In the morning we packed up camp, feeling much more like ourselves, and stopped at Omelet Shoppe for a surprisingly great breakfast, before driving to Cascade Falls in the George Washington National Forest.  The two-mile hike is a relatively easy hike.  The lower path follows along the stream for most of the hike with an amazing display of flora and fauna.  We rounded a bend in the trail to catch the first breathtaking glimpse of Cascade Falls.  There is a nice flat area near the bottom of the falls for wading (swimming near the bottom of the falls is not recommended).  Cascade Falls is hands down our favorite waterfall that we have seen to date.  We sat enjoying the view and had a lovely conversation with a nice gentleman we had seen fishing while we were on the trail.  I would have liked to continue up the trail to see the view at the top of the falls, but it was still closed due to some storm damage earlier in the year.  We followed the upper trail back to the parking lot for a different view and to save some time.

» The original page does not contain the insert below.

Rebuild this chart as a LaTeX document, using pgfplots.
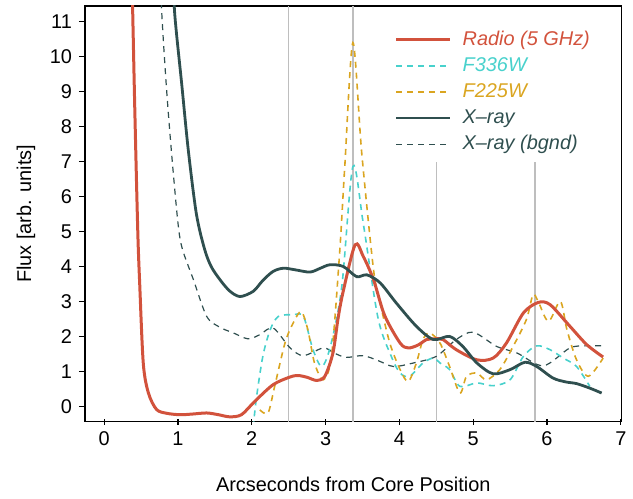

As we headed home, we got caught up in a major traffic slow down on the interstate and realized that we would not make it to our dinner spot before they closed.  Chris looked up an alternate place to eat in Waynesboro.  Just as we arrived at the restaurant, our son, whose girlfriend lives in Waynesboro, called to talk about his day.  When we told him where we were they met us for drinks after dinner.  He travels a lot for work so we don’t see him as often as we once did.  It was nice to touch base with them on their turf.  The visit was a lovely way to end a wonderful weekend.

Cost of trip – camping $57.65, 3 tanks of gas $93, firewood $24.